When Dreams Hover
- Christian
- Nov 2
- 2 min read
A man walked by our table while my wife and I were eating dinner tonight. He didn’t do anything wrong. Just walked by. But it hit me like a punch to the gut.
All I could think about was that dream. The one that didn’t really happen, but feels like it did. I don’t know why my body reacts like this. My stomach hurts. My chest feels tight. I want to crawl out of my skin.
I hate that something as small as a stranger passing can make everything inside me twist like this. I want to feel normal again.
I hate that a dream is affecting me like this. I was fine all day, so I really thought it would fade out. Maybe it still will… it’s the same day after all. It just makes me feel broken, and I don’t like that. I also don’t like who it’s associated with.

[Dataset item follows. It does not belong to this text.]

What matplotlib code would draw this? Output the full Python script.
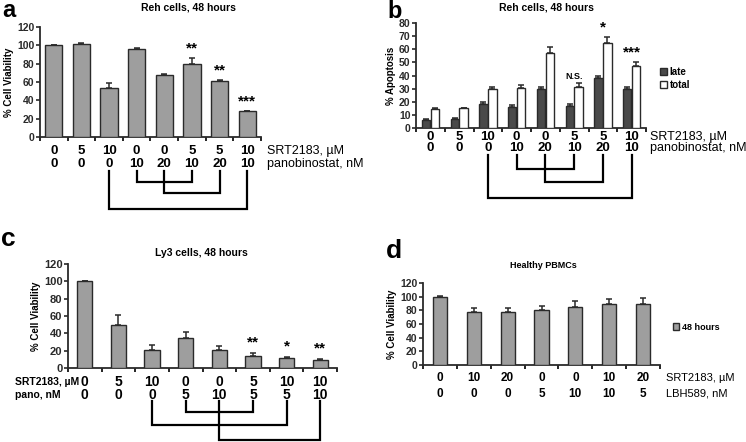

I don’t think I’m ready to head into this kind of territory with my new therapist. Actually, I know I’m not. And that’s what makes this harder. I don’t have anyone to talk through it with. I know it might seem dramatic to be this affected by a dream, but if you could be in my skin for a moment, I think you’d understand how alive it feels.
This is when my grief likes to surface too. When I have this deep feeling of aloneness. Of needing someone who can sit with me so I’m not stuck in this alone. It’s profoundly painful. Heartbreakingly painful.
And as I fill with this familiar grief, I also have the grief of knowing my grandmother’s cat (the one I adopted when she passed) doesn’t have much longer with us. Well fuck, it really likes to hit me all at once, doesn’t it.
Listen, I’m grateful for the break in the internal chaos when I get it, but if I could not experience the tsunami of emotions after, I’d also like that too.
Authors Note:
I’ll be okay. Writing it out really is cathartic on its own. Maybe this is just a heavy moment, and it’ll pass.